What's in the ice that you put in your cup of soda? Sometimes bacteria and sometimes mold. That's not a pleasant thought, but our tests found bacteria in several cups of ice from fast food restaurants and convenience stores in the St. Louis area and a level of bacteria well over the health department's acceptable level for one. Contrary to popular believe, ice doesn't kill bacteria, it just leaves it in something like a state of suspended animation. If there's bacteria in the ice that goes into your drink, as the ice melts, the bacteria comes to life. We also found mold, just like the mold that grows on old cheese or bread, in some of the ice we bought. It usually won't make you sick, but it's a sign that the restaurant or convenience store hasn't cleaned their ice machine recently. It takes mold 7 days to grow to detectable levels.
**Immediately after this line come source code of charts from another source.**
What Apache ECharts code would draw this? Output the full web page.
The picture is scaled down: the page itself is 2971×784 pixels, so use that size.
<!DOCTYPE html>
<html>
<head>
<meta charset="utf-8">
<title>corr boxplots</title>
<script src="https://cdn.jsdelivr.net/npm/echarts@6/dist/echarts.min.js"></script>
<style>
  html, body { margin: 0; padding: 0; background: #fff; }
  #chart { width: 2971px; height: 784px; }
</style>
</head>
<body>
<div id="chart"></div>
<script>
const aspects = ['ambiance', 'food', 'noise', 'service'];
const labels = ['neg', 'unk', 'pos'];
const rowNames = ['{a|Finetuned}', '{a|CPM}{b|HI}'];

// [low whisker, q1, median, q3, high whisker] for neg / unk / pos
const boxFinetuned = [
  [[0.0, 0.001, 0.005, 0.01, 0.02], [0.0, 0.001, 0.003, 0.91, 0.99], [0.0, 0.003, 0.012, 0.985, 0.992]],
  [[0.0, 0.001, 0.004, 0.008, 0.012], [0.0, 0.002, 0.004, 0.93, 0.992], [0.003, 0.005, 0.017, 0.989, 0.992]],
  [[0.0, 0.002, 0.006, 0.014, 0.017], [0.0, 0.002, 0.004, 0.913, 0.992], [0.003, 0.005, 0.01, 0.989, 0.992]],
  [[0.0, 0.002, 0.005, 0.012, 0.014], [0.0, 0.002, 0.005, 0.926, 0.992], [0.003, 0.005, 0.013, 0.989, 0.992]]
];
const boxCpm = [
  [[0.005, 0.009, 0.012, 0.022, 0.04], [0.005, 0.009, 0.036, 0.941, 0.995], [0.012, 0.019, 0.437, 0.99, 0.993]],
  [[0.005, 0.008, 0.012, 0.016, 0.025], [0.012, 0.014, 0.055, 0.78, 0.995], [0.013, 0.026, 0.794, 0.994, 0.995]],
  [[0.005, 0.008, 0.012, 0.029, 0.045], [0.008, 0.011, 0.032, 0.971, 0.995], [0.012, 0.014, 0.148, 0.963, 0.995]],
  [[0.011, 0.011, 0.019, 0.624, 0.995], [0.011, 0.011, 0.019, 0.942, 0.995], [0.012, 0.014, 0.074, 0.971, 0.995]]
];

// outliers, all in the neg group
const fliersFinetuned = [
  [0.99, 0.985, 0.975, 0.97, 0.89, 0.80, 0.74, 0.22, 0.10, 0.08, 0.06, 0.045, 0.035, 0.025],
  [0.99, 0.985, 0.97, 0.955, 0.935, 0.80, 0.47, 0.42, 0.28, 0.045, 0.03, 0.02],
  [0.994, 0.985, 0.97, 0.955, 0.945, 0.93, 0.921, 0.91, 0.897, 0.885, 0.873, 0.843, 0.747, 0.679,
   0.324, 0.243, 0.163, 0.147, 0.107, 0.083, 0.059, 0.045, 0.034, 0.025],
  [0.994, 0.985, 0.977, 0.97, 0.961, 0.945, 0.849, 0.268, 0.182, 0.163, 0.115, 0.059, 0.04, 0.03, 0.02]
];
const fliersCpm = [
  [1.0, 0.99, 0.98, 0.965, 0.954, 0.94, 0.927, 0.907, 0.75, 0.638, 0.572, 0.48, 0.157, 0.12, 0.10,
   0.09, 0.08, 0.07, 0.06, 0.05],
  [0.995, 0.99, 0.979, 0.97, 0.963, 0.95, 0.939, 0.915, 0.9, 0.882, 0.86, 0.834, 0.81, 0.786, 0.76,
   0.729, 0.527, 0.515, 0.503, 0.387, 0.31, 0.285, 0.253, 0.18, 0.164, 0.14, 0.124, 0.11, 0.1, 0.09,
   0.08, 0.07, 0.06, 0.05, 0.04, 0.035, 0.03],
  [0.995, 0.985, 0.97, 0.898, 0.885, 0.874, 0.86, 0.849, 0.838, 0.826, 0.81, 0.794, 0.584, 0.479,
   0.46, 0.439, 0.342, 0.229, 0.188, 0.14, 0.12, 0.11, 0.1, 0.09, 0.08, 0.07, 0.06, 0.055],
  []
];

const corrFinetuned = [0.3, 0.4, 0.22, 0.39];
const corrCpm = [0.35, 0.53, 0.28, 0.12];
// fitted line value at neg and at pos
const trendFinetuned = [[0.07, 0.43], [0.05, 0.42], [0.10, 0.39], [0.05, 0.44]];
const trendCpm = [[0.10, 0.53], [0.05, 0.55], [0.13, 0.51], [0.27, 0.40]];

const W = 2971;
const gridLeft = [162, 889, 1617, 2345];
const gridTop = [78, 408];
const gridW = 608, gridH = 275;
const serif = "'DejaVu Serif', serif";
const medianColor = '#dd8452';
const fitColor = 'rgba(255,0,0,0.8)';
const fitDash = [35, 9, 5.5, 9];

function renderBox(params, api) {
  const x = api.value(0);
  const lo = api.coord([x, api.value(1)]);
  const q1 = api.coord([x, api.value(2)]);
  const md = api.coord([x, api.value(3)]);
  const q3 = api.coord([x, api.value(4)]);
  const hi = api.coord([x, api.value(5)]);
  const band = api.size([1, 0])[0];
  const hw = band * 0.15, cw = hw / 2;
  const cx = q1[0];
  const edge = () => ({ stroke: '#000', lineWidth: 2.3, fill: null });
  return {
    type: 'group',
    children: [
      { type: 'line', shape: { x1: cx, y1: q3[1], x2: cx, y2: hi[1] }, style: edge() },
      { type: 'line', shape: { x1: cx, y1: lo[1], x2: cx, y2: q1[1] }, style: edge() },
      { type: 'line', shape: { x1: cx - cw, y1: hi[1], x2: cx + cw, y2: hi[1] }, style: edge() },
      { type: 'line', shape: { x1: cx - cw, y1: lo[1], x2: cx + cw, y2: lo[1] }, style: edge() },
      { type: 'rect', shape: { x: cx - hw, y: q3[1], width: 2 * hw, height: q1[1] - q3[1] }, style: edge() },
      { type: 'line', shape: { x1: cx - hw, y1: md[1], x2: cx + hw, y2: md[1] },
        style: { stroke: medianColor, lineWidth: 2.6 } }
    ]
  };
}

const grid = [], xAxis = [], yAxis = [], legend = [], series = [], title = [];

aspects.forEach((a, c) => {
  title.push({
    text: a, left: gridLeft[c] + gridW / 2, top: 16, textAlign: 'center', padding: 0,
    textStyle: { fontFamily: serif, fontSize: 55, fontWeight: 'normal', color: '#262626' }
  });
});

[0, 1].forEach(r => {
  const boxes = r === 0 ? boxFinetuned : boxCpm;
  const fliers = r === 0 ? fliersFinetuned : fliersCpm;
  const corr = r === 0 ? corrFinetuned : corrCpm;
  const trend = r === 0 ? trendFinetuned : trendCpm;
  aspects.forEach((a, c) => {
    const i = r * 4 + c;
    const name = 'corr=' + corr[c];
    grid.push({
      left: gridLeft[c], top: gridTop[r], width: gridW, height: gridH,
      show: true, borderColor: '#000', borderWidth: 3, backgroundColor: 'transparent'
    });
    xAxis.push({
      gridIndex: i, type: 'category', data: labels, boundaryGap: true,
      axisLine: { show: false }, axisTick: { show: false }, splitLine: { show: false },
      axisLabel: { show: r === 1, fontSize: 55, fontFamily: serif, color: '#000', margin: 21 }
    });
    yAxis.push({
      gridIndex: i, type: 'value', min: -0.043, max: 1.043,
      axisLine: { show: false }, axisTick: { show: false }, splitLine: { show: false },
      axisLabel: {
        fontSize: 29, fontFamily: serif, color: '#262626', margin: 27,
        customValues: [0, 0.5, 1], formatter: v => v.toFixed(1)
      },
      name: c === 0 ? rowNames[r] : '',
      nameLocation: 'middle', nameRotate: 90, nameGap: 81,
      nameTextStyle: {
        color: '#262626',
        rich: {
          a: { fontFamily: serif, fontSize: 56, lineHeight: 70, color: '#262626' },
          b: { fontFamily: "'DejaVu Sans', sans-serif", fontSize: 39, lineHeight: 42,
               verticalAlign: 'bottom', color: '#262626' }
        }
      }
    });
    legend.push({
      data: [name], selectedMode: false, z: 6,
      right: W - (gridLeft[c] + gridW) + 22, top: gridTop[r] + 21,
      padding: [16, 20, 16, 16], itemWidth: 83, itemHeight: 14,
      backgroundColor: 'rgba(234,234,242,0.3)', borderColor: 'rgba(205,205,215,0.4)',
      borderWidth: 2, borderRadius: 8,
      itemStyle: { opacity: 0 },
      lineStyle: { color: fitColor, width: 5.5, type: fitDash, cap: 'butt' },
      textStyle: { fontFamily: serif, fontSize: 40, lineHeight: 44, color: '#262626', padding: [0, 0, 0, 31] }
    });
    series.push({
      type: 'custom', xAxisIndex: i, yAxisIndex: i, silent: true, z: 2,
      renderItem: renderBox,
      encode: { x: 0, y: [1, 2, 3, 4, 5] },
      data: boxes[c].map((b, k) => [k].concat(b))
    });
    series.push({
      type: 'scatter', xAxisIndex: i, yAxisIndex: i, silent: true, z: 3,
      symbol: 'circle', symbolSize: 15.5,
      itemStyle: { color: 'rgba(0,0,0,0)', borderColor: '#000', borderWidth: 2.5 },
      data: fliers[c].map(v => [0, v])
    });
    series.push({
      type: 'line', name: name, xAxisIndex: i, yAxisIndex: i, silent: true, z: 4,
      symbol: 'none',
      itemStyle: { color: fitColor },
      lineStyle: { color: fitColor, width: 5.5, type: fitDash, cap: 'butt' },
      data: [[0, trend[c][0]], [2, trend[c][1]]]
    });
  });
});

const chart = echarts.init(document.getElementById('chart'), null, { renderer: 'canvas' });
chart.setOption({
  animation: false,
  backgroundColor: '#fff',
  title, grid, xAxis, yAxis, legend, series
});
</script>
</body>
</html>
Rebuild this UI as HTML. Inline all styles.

If the ice in your cup hasn't made you sick in the past, you might not worry about it in the future. But, if the results of our test gross you out, here are some tips from the health department.
1) If the drink is cold when it comes out of the dispenser, skip the ice.
2) Choose a bottled drink.
Remember, if you walk into a convenience store or fast food restaurant and it looks dirty, then it's probably dirty behind the scenes where the ice is made. And, the health department has found that ice machines that make and dispense, all-in-one, are usually cleaner because they're self cleaning.